Manuela Burki, IMS Marketing Director
You can’t manage what you can’t measure. The elusive path to great customer experience, though paved with good intentions, is also littered with post-mortems on projects that did not prove their value. This is because companies do not consider incorporating ROI for customer experience into their strategy from the very beginning. While marketers are getting better at optimizing conversions throughout the touchpoints of their customers’ journeys, many still struggle with understanding the lifetime value of their customers, how their customer service affects retention, and why they consistently fall short of delivering a positive end-to-end customer journey.
This article is essential reading if your company is:
Great customer experience starts with an understanding of who your customers are and how they behave. Data analytics and customer segmentation are vital starting points, but a degree of human intervention is essential to take a step back and look at what your brand is saying to your customers as a whole. Step into your customers’ shoes and navigate their paths to purchase by exploring the different channels through which audiences can reach you.
By confronting the same obstacles as your customers, your marketers will be in a better position to recognize their needs across the entire buyer lifecycle.

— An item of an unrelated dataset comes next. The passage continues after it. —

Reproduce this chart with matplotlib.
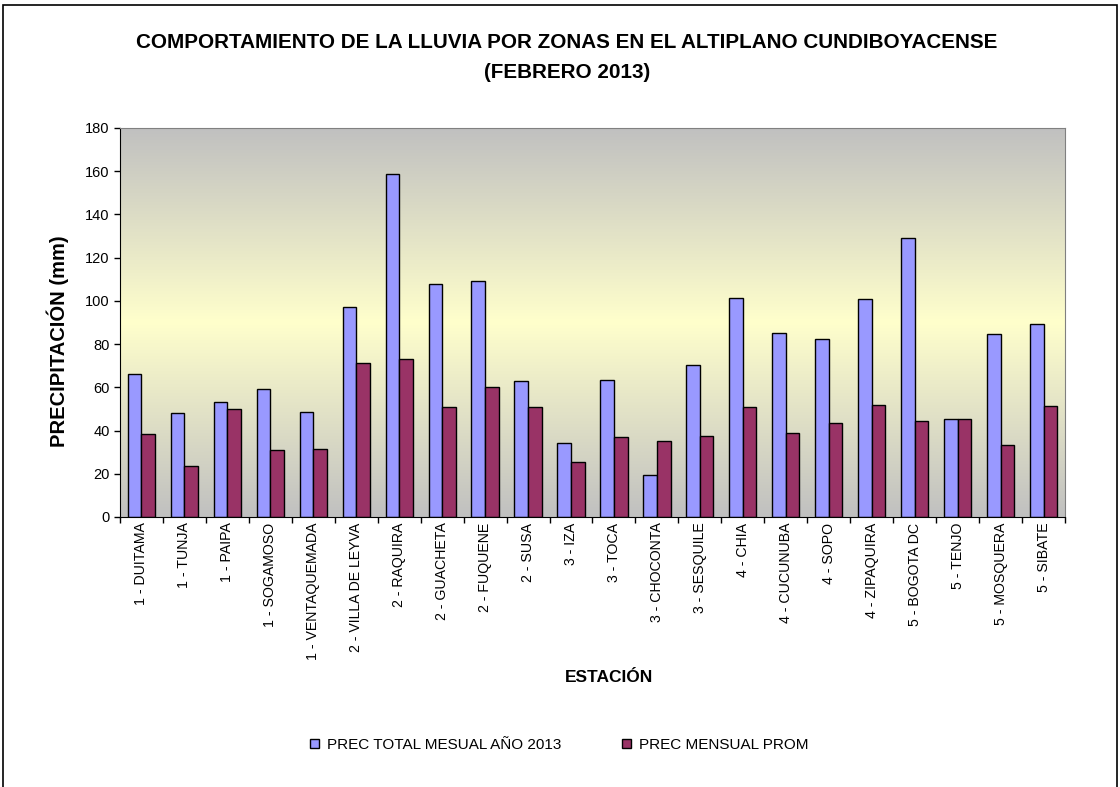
import numpy as np
import matplotlib
matplotlib.use('Agg')
import matplotlib.pyplot as plt
from matplotlib.colors import LinearSegmentedColormap
from matplotlib.patches import Rectangle

plt.rcParams['font.family'] = ['Liberation Sans', 'DejaVu Sans']

estaciones = ['1 - DUITAMA', '1 - TUNJA', '1 - PAIPA', '1 - SOGAMOSO', '1 - VENTAQUEMADA',
              '2 - VILLA DE LEYVA', '2 - RAQUIRA', '2 - GUACHETA', '2 - FUQUENE', '2 - SUSA',
              '3 - IZA', '3 - TOCA', '3 - CHOCONTA', '3 - SESQUILE', '4 - CHIA', '4 - CUCUNUBA',
              '4 - SOPO', '4 - ZIPAQUIRA', '5 - BOGOTA DC', '5 - TENJO', '5 - MOSQUERA', '5 - SIBATE']

# precipitacion total febrero 2013 (mm)
prec_total = [66.0, 48.2, 53.0, 59.0, 48.8, 97.0, 158.7, 108.0, 109.1, 63.0, 34.0,
              63.2, 19.6, 70.3, 101.2, 85.3, 82.4, 100.7, 128.9, 45.3, 84.7, 89.5]
# precipitacion mensual promedio (mm)
prec_prom = [38.2, 23.6, 50.1, 30.9, 31.5, 71.4, 72.9, 50.7, 60.3, 50.7, 25.6,
             36.9, 35.1, 37.5, 50.8, 38.8, 43.6, 51.9, 44.2, 45.3, 33.4, 51.3]

fig = plt.figure(figsize=(11.2, 7.87), dpi=100)
ax = fig.add_axes([0.1071, 0.3431, 0.8438, 0.4943])

# marco del grafico
fig.patches.append(Rectangle((0.003, -0.05), 0.994, 1.044, transform=fig.transFigure,
                             fill=False, edgecolor='black', linewidth=1.2))

n = len(estaciones)
x = np.arange(n)
w = 0.317

# fondo degradado gris - amarillo - gris
cmap = LinearSegmentedColormap.from_list('fondo', ['#C0C0C0', '#FFFFCC', '#C0C0C0'])
grad = np.linspace(0, 1, 256).reshape(-1, 1)
ax.imshow(grad, cmap=cmap, aspect='auto', extent=(-0.5, n - 0.5, 0, 180),
          origin='lower', zorder=0)

ax.bar(x - w / 2, prec_total, w, color='#9999FF', edgecolor='black', linewidth=1,
       label='PREC TOTAL MESUAL AÑO 2013', zorder=2)
ax.bar(x + w / 2, prec_prom, w, color='#993366', edgecolor='black', linewidth=1,
       label='PREC MENSUAL PROM', zorder=2)

ax.set_xlim(-0.5, n - 0.5)
ax.set_ylim(0, 180)
ax.set_yticks(range(0, 181, 20))
ax.set_xticks(np.arange(-0.5, n, 1.0))
ax.set_xticklabels([])
ax.set_xticks(x, minor=True)
ax.set_xticklabels(estaciones, minor=True, rotation=90, fontsize=10.2)
ax.tick_params(axis='x', which='minor', length=0, pad=4)
ax.tick_params(axis='x', which='major', length=4, direction='out', width=1)
ax.tick_params(axis='y', length=4, direction='out', labelsize=10.5, width=1)

for s in ['top', 'right']:
    ax.spines[s].set_color('#808080')
for s in ['left', 'bottom']:
    ax.spines[s].set_color('black')

fig.text(0.506, 1 - 42 / 787, 'COMPORTAMIENTO DE LA LLUVIA POR ZONAS EN EL ALTIPLANO CUNDIBOYACENSE',
         ha='center', va='center', fontsize=14.9, fontweight='bold')
fig.text(0.506, 1 - 72 / 787, '(FEBRERO 2013)', ha='center', va='center', fontsize=14.9,
         fontweight='bold')
fig.text(58 / 1120, 1 - 341 / 787, 'PRECIPITACIÓN (mm)', rotation=90, ha='center', va='center',
         fontsize=14.5, fontweight='bold')
fig.text(609 / 1120, 1 - 678 / 787, 'ESTACIÓN', ha='center', va='center',
         fontsize=12.5, fontweight='bold')

fig.legend(loc='center', bbox_to_anchor=(559 / 1120, 1 - 745 / 787), ncol=2, frameon=False,
           fontsize=11, handlelength=0.6, handleheight=0.6, handletextpad=0.5, columnspacing=4.0)

plt.savefig('out.png', dpi=100)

However, customer-centric business models are not driven by marketing teams alone. True customer experience permeates every level of the business, across the entire organisation. In order to get sufficient buy-in and resource allocation to achieve change, it’s essential that companies understand how, and why, customer experience affects their competitiveness.
A customer touchpoint is every interaction between your brand and user whether that’s before, during, or after a sale, whatever the channel. Understanding and mapping out all these touchpoints is key to building a customer journey that faithfully reflects how your audiences interact with you.
The more touchpoints you have, the more challenging it is for your brand to offer a consistent experience at every interaction. Few companies excel at putting customers at the heart of every interaction, despite studies that show that an overwhelming number of brands understand that competitive advantage revolves around customer experience (source: Gartner).
Most brands that are fluent in digital marketing have already had success with optimizing conversion rates at every touch point. Marketers may even have enjoyed positive feedback in the form of polls or NPS surveys assessing how the company has performed in delivering a certain service. Yet these same brands struggle to increase the lifetime value of their customers and underwhelm at providing overall customer experience.
The fatal error companies make is focusing on individual touchpoints. In doing so, brands are failing to look at the big picture. It is how users engage after interacting with your brand at these various touchpoints that informs their overall experience.
Brands must move beyond a siloed approach and start a cross-functional, multi-channel review of the experience they offer to customers. A more holistic approach will allow brands to achieve a more consistent service across touchpoints and understand where parts of the journey may be negatively impacting their performance, even if these touchpoints perform well individually.
Not many companies would challenge the fact that customer-centric activities improve organisational performance. Businesses that succeed in putting customers first enjoy higher retention rates, lower customer acquisition costs, and higher employee satisfaction. Expectations often fall short, however, when it comes to the perceived benefits of customer experience strategies. Without reliable measurements on initiatives to improve customer experience, managers may pull the plug on resources or write-off projects as a failure, costing their companies dearly in long-term competitiveness. The solution is to ensure that marketing strategies effectively consider how to calculate ROI for customer experience.
It falls on marketing teams to convincingly build a case for their campaigns by making a clear link between customer experience and value. To do so, metrics must be put in place to analyze the different types of customer behaviour and the types of engagement that create value for the business. For a more accurate analysis, customers should be segmented into cohorts and assigned traits according to the value they generate.
Brands must then put in place review mechanisms that collect data about customer satisfaction. Collection processes should allow for meaningful comparisons to be able to identify trends over a period of time. Using this customer data, you can then analyze your customers according to whether they are satisfied, neutral, or dissatisfied. You can link this information to historical performance of your customers in order to be able to predict the potential loss in revenue when customers downgrade to ‘dissatisfied’ status, or potential gains to be won by moving a percentage of your customers up to ‘satisfied’ status.
Without being able to demonstrate the ROI for customer experience, brands will not secure the buy-in required to make a difference in how they are perceived by their customers. Building a solid link between value creation and customer satisfaction will facilitate future investment and ultimately improve brand competitiveness.